Exercise prompt - Among the lines below, list those containing the string "Write".

Recorded information -
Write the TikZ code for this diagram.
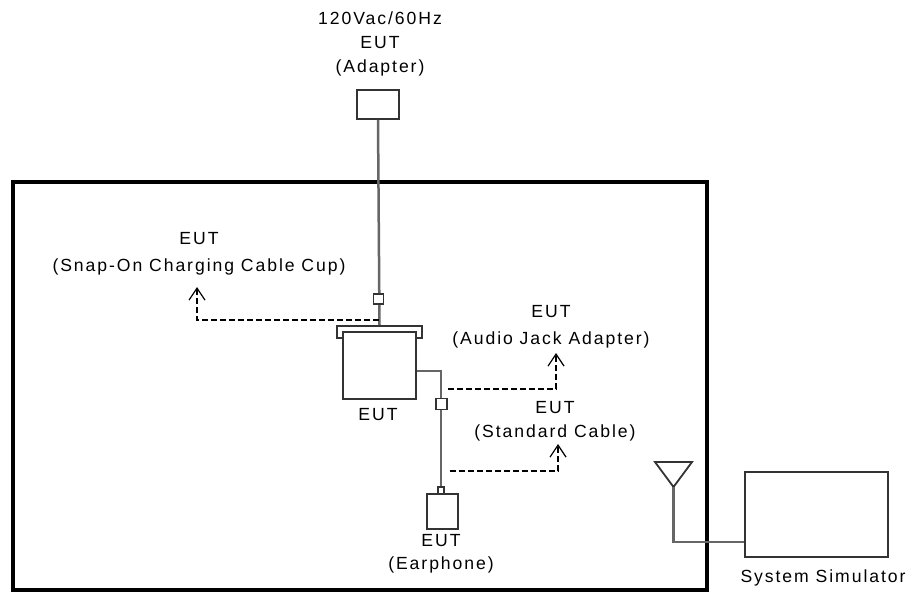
\documentclass[tikz,border=0pt]{standalone}
\usepackage{fontspec}
\setmainfont{Liberation Sans}[LetterSpace=11]
\usetikzlibrary{arrows.meta}
\begin{document}
\begin{tikzpicture}[x=1pt,y=-1pt,
  lbl/.style={inner sep=0pt,font=\fontsize{17.6}{24}\selectfont,align=center,text=black},
  thin/.style={draw=black!80,line width=1.8pt},
  cable/.style={draw=black!60,line width=2.5pt},
  dsh/.style={draw=black,line width=1.3pt,dash pattern=on 6pt off 3pt},
  arr/.style={dsh,-{Straight Barb[length=12pt,width=16pt,line width=1.2pt]}},
  conn/.style={thin,fill=white}]
\useasboundingbox (0,0) rectangle (914,592);
% outer frame
\node[draw=black,line width=3.6pt,minimum width=694pt,minimum height=408pt,inner sep=0pt] (room) at (360,386) {};
% adapter
\node[lbl] (adtxt) at (380,44) {120Vac/60Hz\\EUT\\(Adapter)};
\node[thin,minimum width=42pt,minimum height=29pt,inner sep=0pt] (adapter) at (378,104.5) {};
% cup
\node[thin,fill=white,minimum width=85pt,minimum height=12pt,inner sep=0pt] (plate) at (379.5,332) {};
\node[thin,fill=white,minimum width=73pt,minimum height=67pt,inner sep=0pt] (eut) at (379.5,365.5) {};
\node[lbl] (euttxt) at (378,415) {EUT};
\draw[cable] (adapter.south) -- (plate.north);
\node[conn,minimum size=10pt,inner sep=0pt] (c1) at (378.5,299) {};
\coordinate (d1s) at (378.5,320);
\coordinate (d1c) at (197,320);
\coordinate (d1e) at (197,287);
\draw[arr] (d1s) -- (d1c) -- (d1e);
\node[lbl,font=\fontsize{17.6}{27}\selectfont] (cuptxt) at (199,254) {EUT\\(Snap-On Charging Cable Cup)};
% earphone cable
\coordinate (k1) at (441,371);
\node[thin,minimum width=31pt,minimum height=35pt,inner sep=0pt] (ear) at (442.5,511.5) {};
\node[conn,minimum width=6pt,minimum height=7pt,inner sep=0pt] (c3) at (441,490.5) {};
\draw[cable] (eut.east |- k1) -- (k1) -- (c3.north);
\node[conn,minimum size=11pt,inner sep=0pt] (c2) at (441.5,404) {};
\node[lbl,font=\fontsize{17.6}{23}\selectfont] (eartxt) at (441,553.5) {EUT\\(Earphone)};
% audio jack dashed
\coordinate (d2s) at (448,389);
\coordinate (d2c) at (556,389);
\coordinate (d2e) at (556,353);
\draw[arr] (d2s) -- (d2c) -- (d2e);
\node[lbl,font=\fontsize{17.6}{27}\selectfont] (ajtxt) at (551,326.5) {EUT\\(Audio Jack Adapter)};
% standard cable dashed
\coordinate (d3s) at (450,471);
\coordinate (d3c) at (558,471);
\coordinate (d3e) at (558,444);
\draw[arr] (d3s) -- (d3c) -- (d3e);
\node[lbl] (sctxt) at (555,421) {EUT\\(Standard Cable)};
% antenna and simulator
\coordinate (a1) at (655,462);
\coordinate (a2) at (692,462);
\coordinate (a3) at (673.5,487);
\draw[thin,line join=miter] (a1) -- (a2) -- (a3) -- cycle;
\node[thin,minimum width=143pt,minimum height=85pt,inner sep=0pt] (sim) at (816.5,514.5) {};
\draw[cable] (a3) -- (673.5,542) -- (sim.west |- 0,542);
\node[lbl] (simtxt) at (823,578) {System Simulator};
\end{tikzpicture}
\end{document}
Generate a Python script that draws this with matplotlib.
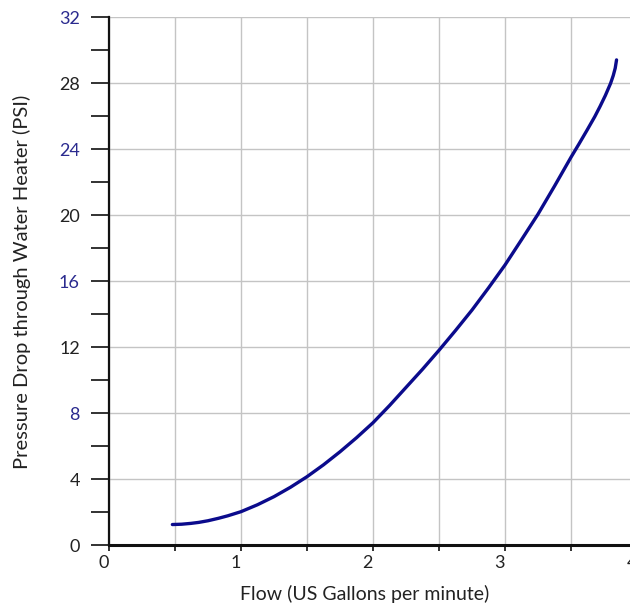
import numpy as np
import matplotlib.pyplot as plt
from matplotlib.ticker import MultipleLocator

# flow (US gpm) vs pressure drop (PSI)
flow = [0.48, 0.55, 0.62, 0.68, 0.75, 0.83, 0.9, 1.0, 1.125, 1.25, 1.375, 1.5, 1.625, 1.75, 1.875,
        2.0, 2.125, 2.25, 2.375, 2.5, 2.625, 2.75, 2.875, 3.0, 3.125, 3.25, 3.375,
        3.5, 3.56, 3.62, 3.68, 3.72, 3.76, 3.80, 3.82, 3.835, 3.845]
psi = [1.24, 1.26, 1.31, 1.37, 1.47, 1.62, 1.77, 2.02, 2.44, 2.93, 3.50, 4.14, 4.86, 5.65, 6.50,
       7.41, 8.45, 9.55, 10.65, 11.80, 13.00, 14.24, 15.58, 16.97, 18.50, 20.05, 21.75,
       23.50, 24.30, 25.12, 25.96, 26.58, 27.24, 27.98, 28.45, 28.90, 29.40]

yticks = [0, 4, 8, 12, 16, 20, 24, 28, 32]
ytick_labels = ['0', '4', '8', '12', '16', '20', '24', '28', '32']
blue_labels = ['8', '16', '24', '32']
xticks = [0, 1, 2, 3, 4]

plt.rcParams['font.family'] = ['Lato', 'DejaVu Sans']

fig = plt.figure(figsize=(6.3, 6.07), dpi=100)
W, H = 630, 607
ax = fig.add_axes([109 / W, (H - 545) / H, (637 - 109) / W, (545 - 17) / H])

ax.plot(flow, psi, color='#0b0b8c', lw=2.4, solid_capstyle='round',
        solid_joinstyle='round')

ax.set_xlim(0, 4)
ax.set_ylim(0, 32)

ax.set_yticks(yticks)
ax.set_yticklabels(ytick_labels)
ax.yaxis.set_minor_locator(MultipleLocator(2))
ax.set_xticks(xticks)
ax.set_xticklabels([str(v) for v in xticks])
ax.xaxis.set_minor_locator(MultipleLocator(0.5))

ax.tick_params(axis='y', which='both', direction='out', length=13, width=1.3,
               color='#222222', pad=8, labelsize=13, labelcolor='#222222')
ax.tick_params(axis='x', which='both', direction='out', length=4.5, width=1.3,
               color='#222222', pad=3, labelsize=13, labelcolor='#222222')
for lab in ax.get_yticklabels():
    if lab.get_text() in blue_labels:
        lab.set_color('#2b2b8f')
for lab in ax.get_xticklabels():
    lab.set_horizontalalignment('right')

ax.grid(True, which='major', axis='y', color='#c4c4c4', lw=1)
ax.grid(True, which='minor', axis='x', color='#c4c4c4', lw=1)
ax.grid(True, which='major', axis='x', color='#c4c4c4', lw=1)

for s in ['top', 'right']:
    ax.spines[s].set_visible(False)
ax.spines['left'].set_linewidth(1.6)
ax.spines['bottom'].set_linewidth(2.2)
ax.spines['left'].set_color('#111111')
ax.spines['bottom'].set_color('#111111')

ax.set_xlabel('Flow (US Gallons per minute)', fontsize=14, color='#222222')
ax.xaxis.set_label_coords((365 - 109) / 528, -0.075)
ax.set_ylabel('Pressure Drop through Water Heater (PSI)', fontsize=14.5, color='#222222')
ax.yaxis.set_label_coords(-0.148, (545 - 282) / 528)

fig.savefig('out.png', dpi=100)
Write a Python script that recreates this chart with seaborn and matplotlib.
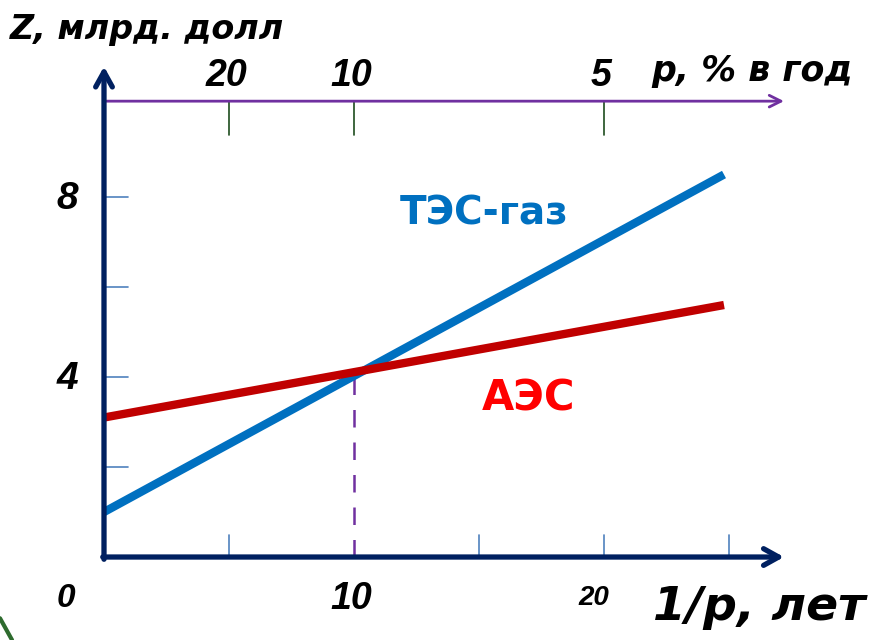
import matplotlib
matplotlib.use("Agg")
import matplotlib.pyplot as plt
from matplotlib.lines import Line2D
import seaborn as sb
import pandas as pd

# %% data
years = [0, 24.8]                 # 1/p, лет
tes_gas = [1.0, 8.5]              # ТЭС-газ, Z
aes = [3.1, 5.6]                  # АЭС, Z
cross_x = 10
cross_y = 4.1
x_ticks = [5, 10, 15, 20, 25]
x_labels = {0: "0", 10: "10", 20: "20"}
y_ticks = [2, 4, 6, 8]
y_labels = {4: "4", 8: "8"}
p_ticks = [5, 10, 20]            # positions on 1/p axis
p_labels = ["20", "10", "5"]     # p, % в год

# %% style
sb.set_theme(style="white")
plt.rcParams["font.family"] = ["Liberation Sans", "DejaVu Sans"]

NAVY = "#002060"
PURPLE = "#7030A0"
BLUE = "#0070C0"
DARKRED = "#C00000"
TICKBLUE = "#4F81BD"
GREEN = "#1E4D1E"
WIDE = ["DejaVu Sans"]

fig = plt.figure(figsize=(8.79, 6.4), dpi=100)
ax = fig.add_axes([0, 0, 1, 1])
ax.set_xlim(-4.16, 31.0)
ax.set_ylim(-1.844, 12.378)
ax.axis("off")

df = pd.DataFrame({"x": years * 2,
                   "z": tes_gas + aes,
                   "s": ["ТЭС-газ"] * 2 + ["АЭС"] * 2})
sb.lineplot(data=df, x="x", y="z", hue="s", palette={"ТЭС-газ": BLUE, "АЭС": DARKRED},
            linewidth=6, legend=False, ax=ax, solid_capstyle="butt", zorder=5)

# dashed drop line at the crossing
ax.plot([cross_x, cross_x], [0, cross_y], color=PURPLE, lw=1.8, dashes=(7, 6), zorder=3)

# axes with arrows
ax.annotate("", xy=(27.2, 0), xytext=(-0.05, 0),
            arrowprops=dict(arrowstyle="->,head_length=0.9,head_width=0.5", color=NAVY, lw=3.8,
                            shrinkA=0, shrinkB=0), zorder=6)
ax.annotate("", xy=(0, 10.9), xytext=(0, -0.05),
            arrowprops=dict(arrowstyle="->,head_length=0.9,head_width=0.5", color=NAVY, lw=3.8,
                            shrinkA=0, shrinkB=0), zorder=6)
ax.annotate("", xy=(27.2, 10.13), xytext=(0.1, 10.13),
            arrowprops=dict(arrowstyle="->,head_length=0.7,head_width=0.35", color=PURPLE, lw=2,
                            shrinkA=0, shrinkB=0), zorder=4)

# tick marks
for t in x_ticks:
    if t != cross_x:
        ax.plot([t, t], [0, 0.5], color=TICKBLUE, lw=1.2, zorder=2)
for t in y_ticks:
    ax.plot([0, 0.95], [t, t], color=TICKBLUE, lw=1.2, zorder=2)
for t in p_ticks:
    ax.plot([t, t], [10.13, 9.38], color=GREEN, lw=1.2, zorder=2)

# tick labels
tf = dict(fontweight="bold", fontstyle="italic", color="black")
for v, s in y_labels.items():
    ax.text(-1.45, v - 0.05, s, ha="center", va="center", fontsize=28, **tf)
ax.text(-1.52, -0.93, x_labels[0], ha="center", va="center", fontsize=24, **tf)
ax.text(9.9, -0.93, x_labels[10], ha="center", va="center", fontsize=27, **tf)
ax.text(19.6, -0.9, x_labels[20], ha="center", va="center", fontsize=20, **tf)
for t, s in zip(p_ticks, p_labels):
    ax.text(t - 0.1, 10.7, s, ha="center", va="center", fontsize=27, **tf)

# axis titles
ax.text(-3.75, 11.72, "Z, млрд. долл", ha="left", va="center", fontsize=24, family=WIDE, **tf)
ax.text(21.9, 10.8, "p, % в год", ha="left", va="center", fontsize=25, family=WIDE, **tf)
ax.text(21.95, -1.12, "1/р, лет", ha="left", va="center", fontsize=34, family=WIDE, **tf)

# series labels
ax.text(11.85, 7.64, "ТЭС-газ", ha="left", va="center", fontsize=28,
        fontweight="bold", color=BLUE, family=WIDE)
ax.text(15.1, 3.53, "АЭС", ha="left", va="center", fontsize=30,
        fontweight="bold", color="#FF0000", family=WIDE)

# slide decoration at bottom-left corner
fig.add_artist(Line2D([0.0, 0.0137], [0.034, 0.0], transform=fig.transFigure,
                      color="#2E6B2E", lw=3))

fig.savefig("out.png", dpi=100)
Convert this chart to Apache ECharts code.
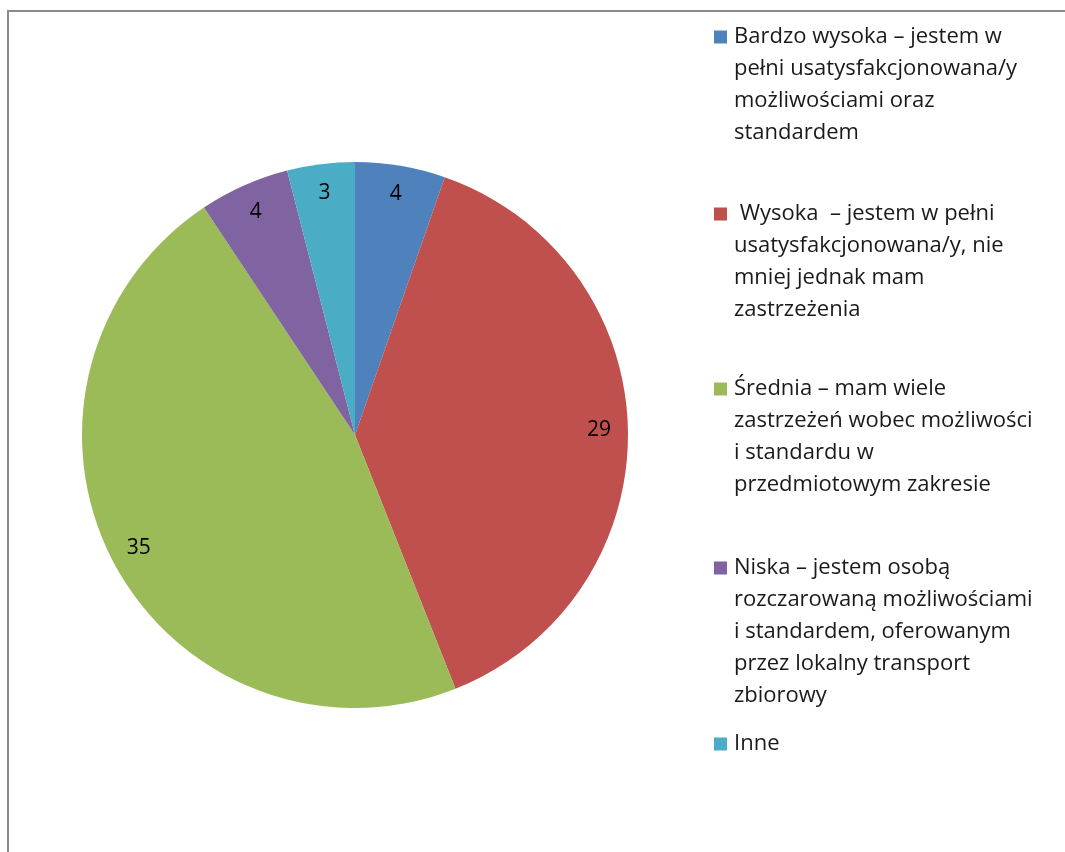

Response to the exercise -
Write the TikZ code for this diagram.
Write a Python script that recreates this chart with seaborn and matplotlib.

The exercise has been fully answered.